Our time in the Canary Islands was coming to an end, but we were looking for one last cycling adventure. On Google Maps, we could see a ridge just north east of town. It was unclear exactly how to get under or over the expressway at that end of town, but we found a route that had potential.
In the morning we packed our knapsack, prepared the bikes and headed off. As expected, we were challenged to get over the expressway, but managed thanks to a pedestrian bridge. We found the dirt tracks we had seen on Google. The hills were bikeable, but the terrain didn’t seem to have the potential for a scenic adventure. In any case, we went on taking various tracks that circled back on themselves. Progress was slow. The only thing of interest was a field of sheep grazing on almost nothing. The old fields that had been cleared, but now abandon, were pretty much void of vegetation.
We continued for an hour or so until the trail got too rough to ride, then locked the bikes and hiked it. Another 20 minutes or so brought us to the scenic ridge we’d hoped for. It overlooked a gorge several hundred feet down. The view was spectacular. It was almost the inverse of what we’d seen days before. Then we were in a ravine looking up at mountain ridges and this time we were on a ridge looking down into a gorge.
We hiked along the ridge and then made our way back to the bikes.
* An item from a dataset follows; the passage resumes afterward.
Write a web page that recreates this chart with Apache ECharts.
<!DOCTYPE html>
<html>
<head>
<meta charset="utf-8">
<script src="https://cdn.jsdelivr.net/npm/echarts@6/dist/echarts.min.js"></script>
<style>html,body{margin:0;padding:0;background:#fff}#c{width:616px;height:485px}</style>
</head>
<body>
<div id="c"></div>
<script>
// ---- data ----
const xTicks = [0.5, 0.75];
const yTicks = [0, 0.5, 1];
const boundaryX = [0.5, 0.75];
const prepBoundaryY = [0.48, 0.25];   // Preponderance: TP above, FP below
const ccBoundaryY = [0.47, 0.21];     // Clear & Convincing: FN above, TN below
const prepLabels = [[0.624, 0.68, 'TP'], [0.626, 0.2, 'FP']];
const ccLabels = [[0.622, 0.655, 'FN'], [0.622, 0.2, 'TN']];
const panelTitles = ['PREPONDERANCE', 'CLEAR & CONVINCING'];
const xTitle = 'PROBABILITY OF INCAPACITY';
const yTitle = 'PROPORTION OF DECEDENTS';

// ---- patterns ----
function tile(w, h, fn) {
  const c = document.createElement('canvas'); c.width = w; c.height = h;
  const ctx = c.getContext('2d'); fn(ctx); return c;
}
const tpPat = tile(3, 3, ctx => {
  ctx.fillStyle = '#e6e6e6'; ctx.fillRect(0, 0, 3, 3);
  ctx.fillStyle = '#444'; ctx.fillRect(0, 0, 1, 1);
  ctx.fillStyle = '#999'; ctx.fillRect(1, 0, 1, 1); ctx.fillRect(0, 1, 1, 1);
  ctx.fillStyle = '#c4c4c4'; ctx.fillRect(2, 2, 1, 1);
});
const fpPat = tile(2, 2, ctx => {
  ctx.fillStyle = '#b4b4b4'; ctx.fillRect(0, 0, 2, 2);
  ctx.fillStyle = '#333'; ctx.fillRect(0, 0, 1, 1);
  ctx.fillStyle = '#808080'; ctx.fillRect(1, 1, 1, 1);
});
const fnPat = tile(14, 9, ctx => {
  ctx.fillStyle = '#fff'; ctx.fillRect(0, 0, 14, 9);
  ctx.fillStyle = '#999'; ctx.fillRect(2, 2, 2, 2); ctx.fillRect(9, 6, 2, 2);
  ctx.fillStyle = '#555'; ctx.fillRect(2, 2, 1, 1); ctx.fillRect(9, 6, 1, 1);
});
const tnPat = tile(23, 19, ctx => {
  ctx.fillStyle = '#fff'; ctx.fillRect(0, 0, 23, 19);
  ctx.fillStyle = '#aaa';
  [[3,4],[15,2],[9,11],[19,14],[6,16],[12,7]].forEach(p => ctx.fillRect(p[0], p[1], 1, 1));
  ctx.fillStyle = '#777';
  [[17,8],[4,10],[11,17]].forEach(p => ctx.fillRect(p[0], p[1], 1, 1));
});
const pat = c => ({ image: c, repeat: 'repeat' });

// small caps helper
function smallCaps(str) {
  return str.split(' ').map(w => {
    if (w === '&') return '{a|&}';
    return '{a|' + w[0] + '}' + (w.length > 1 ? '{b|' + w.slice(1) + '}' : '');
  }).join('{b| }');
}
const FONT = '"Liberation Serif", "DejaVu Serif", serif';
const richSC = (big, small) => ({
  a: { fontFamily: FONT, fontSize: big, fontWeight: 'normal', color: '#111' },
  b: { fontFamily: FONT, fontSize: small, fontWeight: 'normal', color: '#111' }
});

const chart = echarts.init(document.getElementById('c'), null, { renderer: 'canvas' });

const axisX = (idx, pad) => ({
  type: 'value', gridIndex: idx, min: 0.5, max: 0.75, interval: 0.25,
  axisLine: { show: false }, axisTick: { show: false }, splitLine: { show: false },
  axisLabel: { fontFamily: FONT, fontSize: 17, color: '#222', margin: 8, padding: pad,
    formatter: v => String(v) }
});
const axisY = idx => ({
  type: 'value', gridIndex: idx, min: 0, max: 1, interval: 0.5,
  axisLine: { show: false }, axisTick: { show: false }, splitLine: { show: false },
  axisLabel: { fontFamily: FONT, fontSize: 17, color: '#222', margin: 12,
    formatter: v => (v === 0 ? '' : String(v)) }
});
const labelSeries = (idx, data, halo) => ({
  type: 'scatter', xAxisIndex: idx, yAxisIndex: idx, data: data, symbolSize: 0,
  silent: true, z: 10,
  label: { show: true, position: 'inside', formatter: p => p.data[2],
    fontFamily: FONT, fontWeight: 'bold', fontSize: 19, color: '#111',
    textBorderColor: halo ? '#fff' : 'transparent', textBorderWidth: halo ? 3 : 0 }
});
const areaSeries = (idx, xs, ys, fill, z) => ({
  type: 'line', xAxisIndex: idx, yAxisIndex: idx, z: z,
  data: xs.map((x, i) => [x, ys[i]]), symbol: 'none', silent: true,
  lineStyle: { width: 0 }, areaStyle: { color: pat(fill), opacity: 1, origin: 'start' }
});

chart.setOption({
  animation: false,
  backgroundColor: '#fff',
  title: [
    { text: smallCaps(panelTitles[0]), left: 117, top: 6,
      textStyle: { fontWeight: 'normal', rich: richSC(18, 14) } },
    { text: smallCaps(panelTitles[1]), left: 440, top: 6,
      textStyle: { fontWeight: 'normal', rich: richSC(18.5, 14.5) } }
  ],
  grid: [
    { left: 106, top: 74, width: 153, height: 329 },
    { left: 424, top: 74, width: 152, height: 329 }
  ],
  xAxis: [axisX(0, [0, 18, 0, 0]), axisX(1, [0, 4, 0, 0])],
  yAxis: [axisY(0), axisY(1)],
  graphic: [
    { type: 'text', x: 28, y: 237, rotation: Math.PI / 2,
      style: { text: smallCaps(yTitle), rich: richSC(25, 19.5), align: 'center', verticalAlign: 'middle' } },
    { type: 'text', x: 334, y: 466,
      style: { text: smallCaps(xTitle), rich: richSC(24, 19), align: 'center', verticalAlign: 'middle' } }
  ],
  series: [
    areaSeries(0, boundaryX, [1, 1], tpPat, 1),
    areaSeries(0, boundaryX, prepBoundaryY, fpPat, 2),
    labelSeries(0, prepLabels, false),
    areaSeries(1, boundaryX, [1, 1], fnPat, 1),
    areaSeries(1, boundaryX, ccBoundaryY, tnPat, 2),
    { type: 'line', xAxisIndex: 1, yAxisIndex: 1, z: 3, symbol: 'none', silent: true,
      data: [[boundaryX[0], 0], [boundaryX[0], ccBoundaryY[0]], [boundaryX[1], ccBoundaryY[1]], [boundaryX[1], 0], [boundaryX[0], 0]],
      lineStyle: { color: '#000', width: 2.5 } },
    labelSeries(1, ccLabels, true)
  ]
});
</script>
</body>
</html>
It was an easy ride down from the ridge and back to the expressway. On the way out, we had seen a drainage tunnel running under the expressway, so we found it again and rode through. The dried creek bed carried on in the direction of the ocean. It wasn’t going to be a conventional way through town, but we thought it might be possible. At least, there was no traffic. The trail was on-again off-again. We followed it for about 10 minutes until we came to another tunnel, but this one was dark inside. We couldn’t see any light from the other end. It appeared to curve slightly as it went. Marlene stayed behind and I ventured inside. As my eyes became accustomed to the darkness, I could make out the vague tunnel outline giving me direction, but not whether there was anything in my path. The ride was smooth but I rode cautiously. After a few minutes, the way ahead started to brighten. I new then we were good to go on. I made an echoing call to Marlene, but I think she had gotten tired waiting and had already started in behind me. We soon road out onto the beach. We were surprised, but no more so than the people on the beach. After orienting ourselves, it turned out we were just a couple of kms east of our apartment. We made our way up onto a walkway, then to the streets and home.
Back at the apartment, we reflected on the day’s adventure and the adventures we’d had earlier in the week. They truly had been wonderful; ones that we’d remember for a long time.
After the day’s exercise and fresh air, we slept well as we had done before, except for the clickety–clack of the young Russian women’s shoes as they headed out on the town and then again when they returned in the wee hours of the morning. One at 3 or so, and the other about 5. The routine was the same pretty much every night. But that’s another story.